I'm No Longer A Daughter In My Mom's Mind

February 13, 2019


My mom was sitting up to a table eating her dinner  last month, one evening. We had just barely dropped her back off at memory care. I chatted a little bit with her friend that sits next to her during meal times.

I decided that I needed to let them eat, instead of talk to them. I started to walk away to my mom's room. As I started walking away, my mom's friend asked my mom "is that your daughter"? He asked her about two times. I was curious on what her answer would be, so I turned my head to see. My mom shook her head as to say "no".  

A caregiver was helping another resident eat at the same table. She knew that I was my mom's daughter. She asked my mom "is that your daughter"? My mom shook her head again and said "no".

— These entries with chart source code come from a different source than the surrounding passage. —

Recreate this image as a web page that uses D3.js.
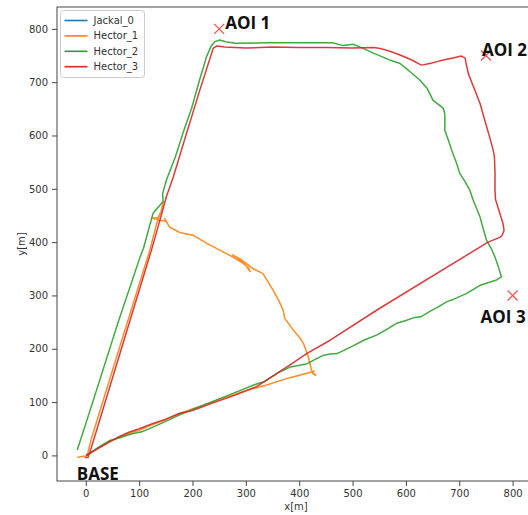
<!DOCTYPE html>
<html>
<head>
<meta charset="utf-8">
<script src="https://cdn.jsdelivr.net/npm/d3@7"></script>
<style>
  body { margin: 0; background: #fff; }
  .tick text { font-family: "DejaVu Sans", sans-serif; font-size: 10px; fill: #333; }
  .tick line { stroke: #444; }
  .label { font-family: "DejaVu Sans", sans-serif; font-size: 10px; fill: #333; }
  .aoi { font-family: "Open Sans", sans-serif; font-weight: bold; font-size: 17px; fill: #111; }
</style>
</head>
<body>
<div id="chart"></div>
<script>
// robot names and trajectories, [x, y] in metres
const robots = ["Jackal_0", "Hector_1", "Hector_2", "Hector_3"];

const jackal0 = [[0, 0]];

const hector1 = [
  [-16, -4], [-8, -2], [1, -1], [4, 5], [10, 30], [60, 192], [120, 385], [132, 432],
  [142, 460], [145, 474], [141, 458],
  [136, 446], [124, 445], [138, 441], [151, 439], [148, 444], [157, 428], [176, 418],
  [201, 413], [226, 398], [251, 385], [276, 372], [295, 360], [305, 352], [308, 345],
  [300, 356], [285, 370], [275, 376], [290, 368], [314, 350], [332, 341], [351, 310],
  [362, 290], [370, 272], [373, 257], [389, 235], [400, 222], [408, 210], [417, 185],
  [423, 160], [426, 153], [431, 150], [424, 157], [428, 158], [414, 154], [395, 149],
  [376, 144], [339, 132], [301, 122], [260, 108], [220, 94], [180, 80], [150, 67],
  [120, 56], [100, 47], [80, 41], [60, 33], [40, 23], [20, 12], [1, -1]
];

const hector2 = [
  [-16, 10], [20, 122], [60, 248], [101, 370], [108, 388], [126, 454], [145, 476],
  [144, 491], [151, 516], [168, 560], [182, 604], [198, 650], [212, 700], [226, 747],
  [235, 768], [242, 776], [251, 779], [262, 776], [280, 773], [350, 774], [400, 774],
  [462, 774], [481, 769], [502, 771], [521, 763], [540, 754], [555, 748], [571, 741],
  [589, 735], [605, 722], [626, 704], [640, 688], [651, 666], [665, 655], [670, 651],
  [673, 640], [673, 610], [680, 590], [686, 572], [695, 548], [701, 529], [710, 515],
  [720, 497], [726, 479], [733, 462], [739, 447], [745, 425], [751, 404], [760, 388],
  [767, 372], [773, 355], [779, 335], [770, 329], [739, 319], [714, 304], [690, 293],
  [676, 288], [660, 278], [645, 270], [628, 260], [614, 258], [600, 253], [583, 248],
  [565, 237], [546, 226], [521, 216], [500, 205], [471, 191], [458, 190], [446, 188],
  [430, 180], [415, 172], [384, 166], [360, 155], [334, 138], [320, 134], [290, 122],
  [250, 106], [200, 86], [176, 76], [157, 67], [130, 55], [107, 45], [85, 40],
  [64, 33], [45, 28], [25, 16], [5, 3], [0, 0]
];

const hector3 = [
  [-2, -4], [4, -4], [9, 10], [60, 178], [123, 385], [142, 452], [151, 485],
  [164, 522], [190, 608], [214, 686], [239, 764], [246, 768], [260, 766],
  [300, 764], [350, 766], [400, 765], [450, 765], [500, 764], [540, 765], [552, 763],
  [570, 758], [589, 751], [610, 742], [629, 732], [645, 735], [664, 740], [690, 746],
  [704, 749], [711, 745], [714, 730], [717, 716], [728, 688], [739, 660], [748, 628],
  [757, 597], [763, 575], [766, 560], [767, 530], [767, 497], [768, 480], [776, 454],
  [782, 435], [784, 422], [780, 412], [776, 409], [754, 400], [551, 276], [458, 216],
  [414, 191], [380, 168], [320, 129], [280, 113], [240, 99], [200, 84], [176, 79],
  [150, 68], [126, 60], [100, 50], [82, 44], [64, 36], [45, 26], [25, 14], [1, 0]
];

const tracks = [jackal0, hector1, hector2, hector3];

// areas of interest and base
const aoiNames = ["AOI 1", "AOI 2", "AOI 3"];
const aoiX = [250, 750, 800];
const aoiY = [800, 750, 300];
const baseName = "BASE";

const xTicks = [0, 100, 200, 300, 400, 500, 600, 700, 800];
const yTicks = [0, 100, 200, 300, 400, 500, 600, 700, 800];

const colours = ["#1f77b4", "#ff7f0e", "#2ca02c", "#d62728"];

const width = 528;
const height = 515;
const plot = { left: 57, right: 535, top: 7, bottom: 481 };

const xScale = d3.scaleLinear().domain([-54, 842]).range([plot.left, plot.right]);
const yScale = d3.scaleLinear().domain([-48, 841]).range([plot.bottom, plot.top]);

const svg = d3
  .select("#chart")
  .append("svg")
  .attr("width", width)
  .attr("height", height);

svg
  .append("clipPath")
  .attr("id", "clip")
  .append("rect")
  .attr("x", plot.left)
  .attr("y", plot.top)
  .attr("width", plot.right - plot.left)
  .attr("height", plot.bottom - plot.top);

// axes
const xAxis = svg
  .append("g")
  .attr("transform", `translate(0,${plot.bottom})`)
  .call(d3.axisBottom(xScale).tickValues(xTicks).tickSize(5).tickPadding(4).tickSizeOuter(0));
xAxis.select(".domain").remove();

const yAxis = svg
  .append("g")
  .attr("transform", `translate(${plot.left},0)`)
  .call(d3.axisLeft(yScale).tickValues(yTicks).tickSize(5).tickPadding(4).tickSizeOuter(0));
yAxis.select(".domain").remove();

svg
  .append("rect")
  .attr("x", plot.left)
  .attr("y", plot.top)
  .attr("width", plot.right - plot.left)
  .attr("height", plot.bottom - plot.top)
  .style("fill", "none")
  .style("stroke", "#444")
  .style("stroke-width", 1);

svg
  .append("text")
  .attr("class", "label")
  .attr("x", (plot.left + plot.right) / 2)
  .attr("y", 510)
  .attr("text-anchor", "middle")
  .text("x[m]");

svg
  .append("text")
  .attr("class", "label")
  .attr("transform", `translate(25,${(plot.top + plot.bottom) / 2}) rotate(-90)`)
  .attr("text-anchor", "middle")
  .text("y[m]");

// trajectories
const line = d3
  .line()
  .x(d => xScale(d[0]))
  .y(d => yScale(d[1]));

svg
  .append("g")
  .attr("clip-path", "url(#clip)")
  .selectAll("path")
  .data(tracks)
  .enter()
  .append("path")
  .attr("d", line)
  .style("fill", "none")
  .style("stroke", (d, i) => colours[i])
  .style("stroke-width", 1.5)
  .style("stroke-linejoin", "round")
  .style("opacity", 0.9);

// AOI markers
const marks = svg.append("g").selectAll("g").data(aoiNames).enter().append("g")
  .attr("transform", (d, i) => `translate(${xScale(aoiX[i])},${yScale(aoiY[i])})`);

marks
  .append("path")
  .attr("d", "M-5,-5L5,5M-5,5L5,-5")
  .style("stroke", "#f05555")
  .style("stroke-width", 1.3);

const labelShift = [[6, 0], [-4, 0], [-32, 28]];
marks
  .append("text")
  .attr("class", "aoi")
  .attr("x", (d, i) => labelShift[i][0])
  .attr("y", (d, i) => labelShift[i][1])
  .text(d => d);

svg
  .append("text")
  .attr("class", "aoi")
  .attr("x", xScale(0) - 9)
  .attr("y", yScale(0) + 25)
  .text(baseName);

// legend
const legend = svg.append("g").attr("transform", "translate(60.5,10.5)");

legend
  .append("rect")
  .attr("width", 84)
  .attr("height", 67)
  .attr("rx", 3)
  .style("fill", "#fff")
  .style("fill-opacity", 0.8)
  .style("stroke", "#ccc");

const items = legend
  .selectAll(".item")
  .data(robots)
  .enter()
  .append("g")
  .attr("class", "item")
  .attr("transform", (d, i) => `translate(0,${10 + i * 15.4})`);

items
  .append("line")
  .attr("x1", 4)
  .attr("x2", 27)
  .style("stroke", (d, i) => colours[i])
  .style("stroke-width", 1.6);

items
  .append("text")
  .attr("class", "label")
  .attr("x", 33)
  .attr("dy", "0.35em")
  .text(d => d);
</script>
</body>
</html>
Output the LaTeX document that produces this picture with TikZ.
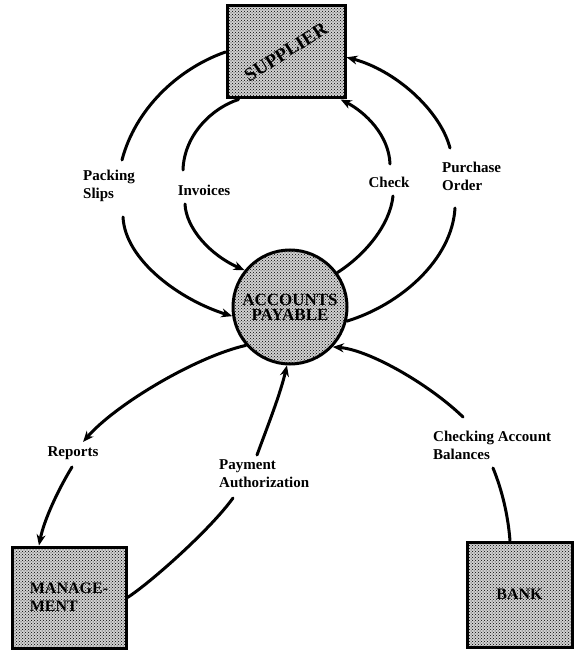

This may sound like a sad story, which in reality it is. I have been preparing myself for this recently, so it wasn't a complete shock.

I am just thankful that my mom thinks I'm a cool person to be with and I make her feel good when I'm with her. 

A Daughter. 

Now a Cool Person.

I may not be a daughter in the mind of my mom anymore, but I am someone that makes her feel good. I am thankful for that. My mom greets me with happiness every time that I see her. I am just thankful that she is still happy to see me & knows that I am someone that makes her feel special.



"Why do we close our eyes when we pray,

when we cry, when we kiss, when we dream;

because the most beautiful things in our life

are not seen but felt only by the heart.